Apropos of nothing: Does anyone read Player Vs Player? And did anyone notice this strip that espouses a "DMs shouldn't say no" philosophy akin to one that might be found on this blog? Of course, it then suggests that a DM goal should also be TPK, tongue firmly in cheek.

My guess is that Scott Kurtz must follow the blog, or knows someone that does.

Between that, and the cult popularity of Jim Darkmagic, it's beginning to look like DnD is slowly but surely reaching new audiences!

Maelora said...

I'm with Wax Banks on this one, who articulated the reasons why more eloquently than I could.

Plenty of old-school modules have empty rooms. There was a time it was actually part of dungeon design. Ideally, they should be filled in with something interesting and/or atmospheric. Much of Lovecraft's 'Mountains of Madness' evokes empty ruins and hints of a lost civilisation.

Even the combat-fest of 4E sometimes deserves a change of pace and a little reflection.

Greg Tannahill said...

Dan - Scott knows Chris Perkins, who's his DM for the Penny Arcade/PvP podcasts. Chris almost certainly saw this blog in passing when he did the edit of Keep on the Shadowfell for the PDF re-release, and if he didn't see it then he will have when he got my Dungeon article submission last week. Whether he read the blog, enjoys the blog, or cares about the blog in any way is a completely different question.

But that's beside the point; PvP here is doing their version of the exact same joke that Penny Arcade have been running every time they talk about D&D, which started well before I started blogging. There's nothing new in saying "yes" to players (or at least nothing new in the last ten years), and if Kurtz wasn't aware of it prior to joining the podcast crew he will have been very shortly afterwards.

Probably the funniest thing about the whole deal is I've just been running an argument on the forums that DMs should be quicker to say "no" to players; specifically, that when players come up with a character concept that's inherently idiotic, disruptive, or downright evil the DM shouldn't bend over backwards to make it work - he should say, "No," and send them back to the character builder to make something that fits the team.

Osric said...

It's a cool statue. But when I thought about it, I figured maybe the Grim Reaper was an intrusion of real-world symbolism... In 4e-world (if it had a name) surely it should be a Minotaur-interpretation of the Raven Queen, not of the Grim Reaper? So a female Minotaur with a black pelt. But she'll still have a frickin' huge scythe. ;-)

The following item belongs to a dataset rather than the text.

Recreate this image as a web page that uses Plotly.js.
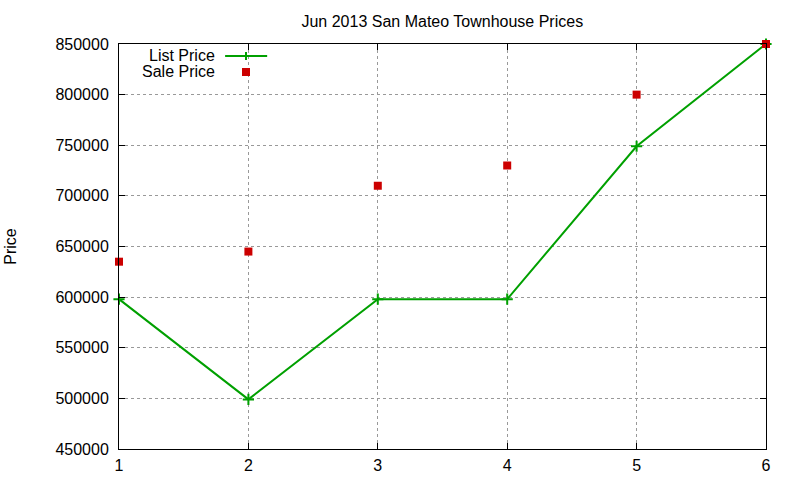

So then I figured that both the 'dungeon ecology' and 'combat environment' impact of The Crypt could become the fact that the wights cannot endure the presence or gaze of the Raven Queen statue.
That would provide a reason for them not to maraud into the Slave Pits area round the corner where all those lovely warm souls are waiting, all chained in a row...
And if opening that door into/from the Ruined Chapel could put a line down the middle of the room that the wights will not cross, it could make that encounter more interesting too.